In a letter to season ticket holders Tuesday, Baltimore Ravens owner Steve Bisciotti detailed how the team came to its decision to let go star running back Ray Rice only after a second video emerged from a domestic violence incident involving his then-fiancee Janay Palmer in an Atlantic City casino elevator.
While Bisciotti, who has owned the team since 2004, defended much of the way the Ravens investigated the incident, he concluded: "I am sorry we let you down."
In the letter, Bisciotti said they were initially told after the February 15 incident that both Rice and Palmer had been charged with "simple assault," and that Rice told "a number of Ravens' representatives" that he and Palmer had after drinking "a great deal of alcohol" simply "struck each other."

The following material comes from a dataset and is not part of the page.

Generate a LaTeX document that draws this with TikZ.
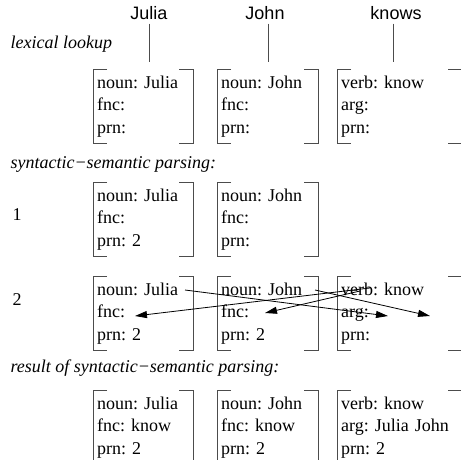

The team launched its own investigation, and after the first video showing Rice dragging an unconscious Palmer out of the elevator was released, the Ravens asked casino management, law enforcement, state prosecutors and Rice's attorney for any video from inside the elevator, according to Bisciotti, adding that no one provided it.
NFL Commissioner Roger Goodell said largely the same thing during an exclusive interview with "CBS This Morning" co-anchor Norah O'Donnell. Both the NFL and the Ravens have said they conducted their own investigations into the incident.
Rice was a model athlete and community member during his six years on the Ravens, which Bisciotti said led to the team accepting that Rice "deserved the due process of the law."
Then, the Ravens owner said things took a turn for the worse after charges against Palmer were dropped, while charges against Rice were elevated to aggravated assault.
"At this point, we decided to defer action until completion of the court proceedings," Bisciotti said. "We stopped seeking to view or obtain a copy of the video. We halted our fact-finding. That was a mistake on our part."
On July 27, Rice was suspended two games by the NFL. Then on Monday, TMZ released what appears to be video from inside the elevator at the casino during the incident. Bisciotti did not say whether or not that was the first time he had seen the video, but he did describe having an emotional reaction to seeing it.
"It is violent and horrifying," Bisciotti said. "I immediately came to the office and called a meeting with Dick Cass, Ozzie Newsome, John Harbaugh and Kevin Byrne. The meeting was relatively short. The decision to let Ray Rice go was unanimous. Seeing that video changed everything. We should have seen it earlier. We should have pursued our own investigation more vigorously. We didn't and we were wrong."